Scaling a niche brand: advice from WeWork co-founder Miguel McKelvey

Original source details coming soon.

Executive overview

Three founders call in with growth challenges: a premium pants brand, a grief-care gifting company, and a history merchandise store. Each faces the same core tension — a strong product with limited reach and unclear next channel.

The recurring answer: tell the story behind the product relentlessly, meet customers where they search (including AI), and lean into the specific moment of need rather than broad awareness.

The brand story you omit is the sale you lose.

Copa Threads — premium pants with a hidden story

  • Founder Jane Barthel: neonatologist turned clothing maker, pants priced at $295, made in a Minneapolis women-owned factory.
  • $15,000 in sales since launch (mid-2025), mostly friends, family, and one local boutique.
  • Goal: sustainable side hustle, eventually a full business post-medicine career.
  • Problem: the website shows beautiful pants but none of the origin story — local factory, US-sourced fabric, handmade craft.
  • The why matters: customers paying a premium need to understand what they're buying.
  • McKelvey's parallel: American Giant succeeds by making the manufacturing story the front page, not a footnote.
  • Tactics recommended:
    • Tell the factory story, the fabric sourcing story, and the personal origin story on Instagram — repeatedly, not once.
    • Pursue user-generated content; photos of customers wearing the pants in real settings are high-converting.
    • Seed the pants with local restaurant servers or coffee shop staff — visible, public, conversation-starting.
    • Resist pressure to make black pants; the colorful "wearable art" positioning is the differentiator.

Good Grief — care packages for life's hard moments

  • Founder Melissa Jensky: co-founded with her sister in April 2021 after personal experiences with illness, infertility, miscarriage, and family loss.
  • Revenue: ~$200,000/year for three years, down 7% in the most recent year.
  • Previous growth engine: Google Shopping ads — collapsed in summer 2024 for unclear reasons.
  • Challenge: diversifying channels with limited time and budget; purchase intent is situational, not constant.
  • Repeat customer rate: 20%; many discovered the brand by being gifted a package first.
  • B2B employee gifting exists (Nike, Microsoft, Gates Foundation orders seen) but hard to scale without a direct corporate contact.

Content and SEO strategy

  • McKelvey's key insight: build a webpage for every search query someone might make in a grief moment — "what to do when a friend has a miscarriage," etc.
  • Optimise those pages for AI crawlers, not just Google; people now ask AI assistants what to do in emotional situations.
  • Produce TikTok and YouTube videos answering the same questions — be the resource, not just the store.
  • The brand's job is to solve "I don't know what to say or do" — make that the explicit marketing message.

Channel diversification

  • B2B gifting (HR teams, employee bereavement support) is high-potential; start locally rather than cold-emailing Fortune 500s.
  • Direct mail: a physical card kept in a drawer creates recall at the exact moment of need — hard to replicate digitally.
  • Email is already bimonthly; consider AI-assisted automation to test frequency and increase brand presence without adding workload.
  • Grief in the workplace costs US employers $75B+ annually — a concrete B2B pitch anchor.
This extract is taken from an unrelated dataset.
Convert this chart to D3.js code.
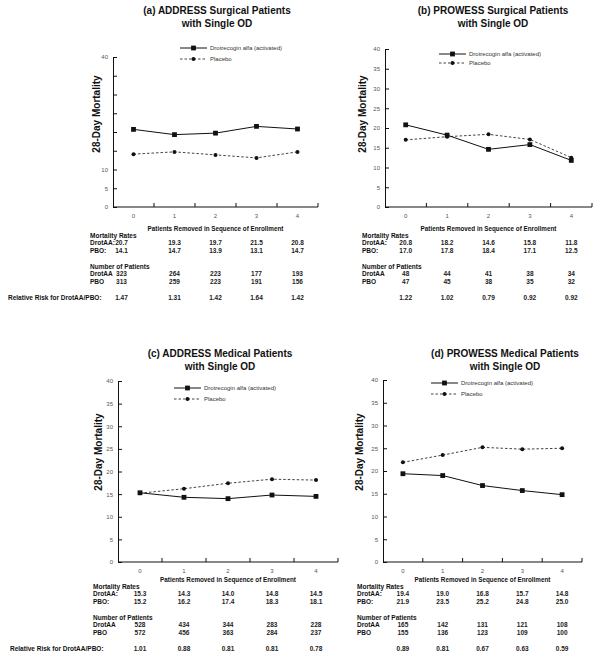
<!DOCTYPE html>
<html>
<head>
<meta charset="utf-8">
<script src="https://cdn.jsdelivr.net/npm/d3@7/dist/d3.min.js"></script>
<style>
  body { margin: 0; background: #fff; }
  text { font-family: "Liberation Sans", Arial, Helvetica, sans-serif; }
</style>
</head>
<body>
<script>
// DATA
var categories = [0, 1, 2, 3, 4];
var yTickValues = [0, 5, 10, 15, 20, 25, 30, 35, 40];
var yTickLabelsA = ["0", "5", "10", "", "", "", "", "", "40"];
var yTickLabels = ["0", "5", "10", "15", "20", "25", "30", "35", "40"];
var seriesNames = ["Drotrecogin alfa (activated)", "Placebo"];

var titlesA = ["(a) ADDRESS Surgical Patients", "with Single OD"];
var titlesB = ["(b) PROWESS Surgical Patients", "with Single OD"];
var titlesC = ["(c) ADDRESS Medical Patients", "with Single OD"];
var titlesD = ["(d) PROWESS Medical Patients", "with Single OD"];

var drotA = [20.7, 19.3, 19.7, 21.5, 20.8];
var pboA = [14.1, 14.7, 13.9, 13.1, 14.7];
var nDrotA = [323, 264, 223, 177, 193];
var nPboA = [313, 259, 223, 191, 156];
var rrA = ["1.47", "1.31", "1.42", "1.64", "1.42"];

var drotB = [20.8, 18.2, 14.6, 15.8, 11.8];
var pboB = [17.0, 17.8, 18.4, 17.1, 12.5];
var nDrotB = [48, 44, 41, 38, 34];
var nPboB = [47, 45, 38, 35, 32];
var rrB = ["1.22", "1.02", "0.79", "0.92", "0.92"];

var drotC = [15.3, 14.3, 14.0, 14.8, 14.5];
var pboC = [15.2, 16.2, 17.4, 18.3, 18.1];
var nDrotC = [528, 434, 344, 283, 228];
var nPboC = [572, 456, 363, 284, 237];
var rrC = ["1.01", "0.88", "0.81", "0.81", "0.78"];

var drotD = [19.4, 19.0, 16.8, 15.7, 14.8];
var pboD = [21.9, 23.5, 25.2, 24.8, 25.0];
var nDrotD = [165, 142, 131, 121, 108];
var nPboD = [155, 136, 123, 109, 100];
var rrD = ["0.89", "0.81", "0.67", "0.63", "0.59"];

var svg = d3.select('body').append('svg')
  .attr('width', 600)
  .attr('height', 654);

var ink = "#111";

function drawPanel(p) {
  var g = svg.append('g');
  var x = d3.scaleBand().domain(categories).range([p.x0, p.x1]);
  var y = d3.scaleLinear().domain([0, 40]).range([p.yBot, p.yTop]);
  var cx = function(c) { return x(c) + x.bandwidth() / 2; };

  //TITLE
  p.titles.forEach(function(t, i) {
    g.append('text')
      .attr('x', p.titleX).attr('y', p.titleY + i * 13)
      .attr('text-anchor', 'middle')
      .style('font-size', '10px').style('font-weight', 'bold')
      .attr('fill', ink)
      .text(t);
  });

  //Y AXIS
  var yAxis = d3.axisLeft(y)
    .tickValues(yTickValues)
    .tickSizeInner(-4)
    .tickSizeOuter(0)
    .tickPadding(5)
    .tickFormat(function(d, i) { return p.yLabels[i]; });
  var ya = g.append('g').attr('transform', 'translate(' + p.x0 + ',0)').call(yAxis);
  ya.selectAll('path, line').attr('stroke', ink).attr('stroke-width', 1);
  ya.selectAll('text').attr('fill', '#555').style('font-size', '6px');

  g.append('text')
    .attr('transform', 'translate(' + p.ylabX + ',' + p.ylabY + ') rotate(-90)')
    .attr('text-anchor', 'middle')
    .style('font-size', '10px').style('font-weight', 'bold')
    .attr('fill', ink)
    .text('28-Day Mortality');

  //X AXIS
  g.append('line')
    .attr('x1', p.x0).attr('x2', p.x1)
    .attr('y1', p.yBot).attr('y2', p.yBot)
    .attr('stroke', ink).attr('stroke-width', 1);
  g.selectAll('.xtick').data(categories).enter().append('line')
    .attr('x1', function(c) { return x(c) + x.bandwidth(); })
    .attr('x2', function(c) { return x(c) + x.bandwidth(); })
    .attr('y1', p.yBot).attr('y2', p.yBot - 4)
    .attr('stroke', ink).attr('stroke-width', 1);
  g.selectAll('.xlab').data(categories).enter().append('text')
    .attr('x', cx).attr('y', p.yBot + 11)
    .attr('text-anchor', 'middle')
    .style('font-size', '6px').attr('fill', '#555')
    .text(function(c) { return c; });
  g.append('text')
    .attr('x', (p.x0 + p.x1) / 2).attr('y', p.prY)
    .attr('text-anchor', 'middle')
    .style('font-size', '6.3px').style('font-weight', 'bold')
    .attr('fill', ink)
    .text('Patients Removed in Sequence of Enrollment');

  //LINES
  var line = d3.line()
    .x(function(d, i) { return cx(categories[i]); })
    .y(function(d) { return y(d); });
  g.append('path').attr('d', line(p.drot))
    .attr('fill', 'none').attr('stroke', ink).attr('stroke-width', 1);
  g.append('path').attr('d', line(p.pbo))
    .attr('fill', 'none').attr('stroke', ink).attr('stroke-width', 0.8)
    .attr('stroke-dasharray', '2.5,2');
  g.selectAll('.sq').data(p.drot).enter().append('rect')
    .attr('x', function(d, i) { return cx(categories[i]) - 2.4; })
    .attr('y', function(d) { return y(d) - 2.4; })
    .attr('width', 4.8).attr('height', 4.8)
    .attr('fill', ink);
  g.selectAll('.dot').data(p.pbo).enter().append('circle')
    .attr('cx', function(d, i) { return cx(categories[i]); })
    .attr('cy', function(d) { return y(d); })
    .attr('r', 2)
    .attr('fill', ink);

  //LEGEND
  var lw = 27;
  g.append('line')
    .attr('x1', p.legX).attr('x2', p.legX + lw)
    .attr('y1', p.legY).attr('y2', p.legY)
    .attr('stroke', ink).attr('stroke-width', 1);
  g.append('rect')
    .attr('x', p.legX + lw / 2 - 2.4).attr('y', p.legY - 2.4)
    .attr('width', 4.8).attr('height', 4.8).attr('fill', ink);
  g.append('line')
    .attr('x1', p.legX).attr('x2', p.legX + lw)
    .attr('y1', p.legY + p.legGap).attr('y2', p.legY + p.legGap)
    .attr('stroke', ink).attr('stroke-width', 0.8)
    .attr('stroke-dasharray', '2.5,2');
  g.append('circle')
    .attr('cx', p.legX + lw / 2).attr('cy', p.legY + p.legGap)
    .attr('r', 2).attr('fill', ink);
  seriesNames.forEach(function(s, i) {
    g.append('text')
      .attr('x', p.legX + lw + 3).attr('y', p.legY + i * p.legGap + 2)
      .style('font-size', '6px').attr('fill', '#333')
      .text(s);
  });

  //TABLE
  var colX = function(i) { return cx(categories[i]) + (i === 0 ? p.firstShift : 0); };
  var rows = [
    { label: 'Mortality Rates', dy: 6.5, vals: null },
    { label: 'DrotAA:', dy: 14, vals: p.drot.map(function(v) { return v.toFixed(1); }) },
    { label: 'PBO:', dy: 22, vals: p.pbo.map(function(v) { return v.toFixed(1); }) },
    { label: 'Number of Patients', dy: 38, vals: null },
    { label: 'DrotAA', dy: 45, vals: p.nDrot },
    { label: 'PBO', dy: 53, vals: p.nPbo }
  ];
  rows.forEach(function(r) {
    g.append('text')
      .attr('x', p.tableX).attr('y', p.prY + r.dy)
      .style('font-size', '6.5px').style('font-weight', 'bold')
      .attr('fill', ink)
      .text(r.label);
    if (r.vals) {
      g.selectAll(null).data(r.vals).enter().append('text')
        .attr('x', function(d, i) { return colX(i); })
        .attr('y', p.prY + r.dy)
        .attr('text-anchor', 'middle')
        .style('font-size', '6.5px').style('font-weight', 'bold')
        .attr('fill', '#222')
        .text(function(d) { return d; });
    }
  });
  if (p.rrLabel) {
    g.append('text')
      .attr('x', p.rrLabelX).attr('y', p.prY + 69)
      .style('font-size', '6.5px').style('font-weight', 'bold')
      .attr('fill', ink)
      .text('Relative Risk for DrotAA/PBO:');
  }
  g.selectAll(null).data(p.rr).enter().append('text')
    .attr('x', function(d, i) { return colX(i); })
    .attr('y', p.prY + 69)
    .attr('text-anchor', 'middle')
    .style('font-size', '6.5px').style('font-weight', 'bold')
    .attr('fill', '#222')
    .text(function(d) { return d; });
}

drawPanel({ titles: titlesA, yLabels: yTickLabelsA, drot: drotA, pbo: pboA, nDrot: nDrotA, nPbo: nPboA, rr: rrA,
  x0: 113, x1: 318, yTop: 57, yBot: 207, titleX: 217, titleY: 14, ylabX: 100, ylabY: 114,
  legX: 180, legY: 48, legGap: 11, tableX: 90, prY: 231, firstShift: -12, rrLabel: true, rrLabelX: 8 });

drawPanel({ titles: titlesB, yLabels: yTickLabels, drot: drotB, pbo: pboB, nDrot: nDrotB, nPbo: nPboB, rr: rrB,
  x0: 385, x1: 592, yTop: 49, yBot: 207, titleX: 493, titleY: 14, ylabX: 366, ylabY: 114,
  legX: 439, legY: 54, legGap: 9, tableX: 362, prY: 231, firstShift: 0, rrLabel: false });

drawPanel({ titles: titlesC, yLabels: yTickLabels, drot: drotC, pbo: pboC, nDrot: nDrotC, nPbo: nPboC, rr: rrC,
  x0: 118, x1: 338, yTop: 381, yBot: 562, titleX: 220, titleY: 357, ylabX: 102, ylabY: 452,
  legX: 174, legY: 388, legGap: 11, tableX: 93, prY: 582, firstShift: 0, rrLabel: true, rrLabelX: 10 });

drawPanel({ titles: titlesD, yLabels: yTickLabels, drot: drotD, pbo: pboD, nDrot: nDrotD, nPbo: nPboD, rr: rrD,
  x0: 383, x1: 582, yTop: 380, yBot: 562, titleX: 505, titleY: 357, ylabX: 363, ylabY: 452,
  legX: 431, legY: 383, legGap: 11, tableX: 357, prY: 582, firstShift: 0, rrLabel: false });
</script>
</body>
</html>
The History List — history merchandise and content

  • Founder Lee Wright: started as a content site in 2016, now ~hundreds of SKUs (t-shirts, hats, pins, antiques, rare finds).
  • Revenue: $750,000 last year, ~50% gross margin, ~$20 blended CAC, $80 average order value.
  • Distribution: mostly direct website; some sales at historic sites and reenactment events.
  • Social: 60,000 Facebook followers, 14,000 Instagram followers; newsletter with 50% open rate, sent twice weekly.
  • Timing: 2026 is the US 250th anniversary — a rare moment of heightened public interest in history.

Growth tactics

  • McKelvey: the unit economics already look strong — $20 CAC on $80 AOV at 50% margin; scaling spend is the obvious move.
  • TikTok: the platform rewards narrative storytelling by real people; history content performs well there even with an older-skewing audience (platform demographics are aging up).
  • Podcast advertising: target smaller niche history podcasts (10,000-listener shows) rather than large network shows with high minimums.
  • Consider co-branded merchandise with smaller history podcasts that lack their own merch.
  • Continue the "surprising and accessible" social content strategy already in place via History Dame.
  • Own a podcast: a weekly episode highlighting one historical item and its story doubles as content marketing and brand-building.

Closing advice from McKelvey

  • Look hard at the things you're bad at or avoid — those are the gaps most likely to cause problems.
  • Delegating away your weak areas entirely (e.g., delegating finance so you never think about money) creates blind spots.
  • Founders must stay responsible for everything, even areas they dislike, especially early on.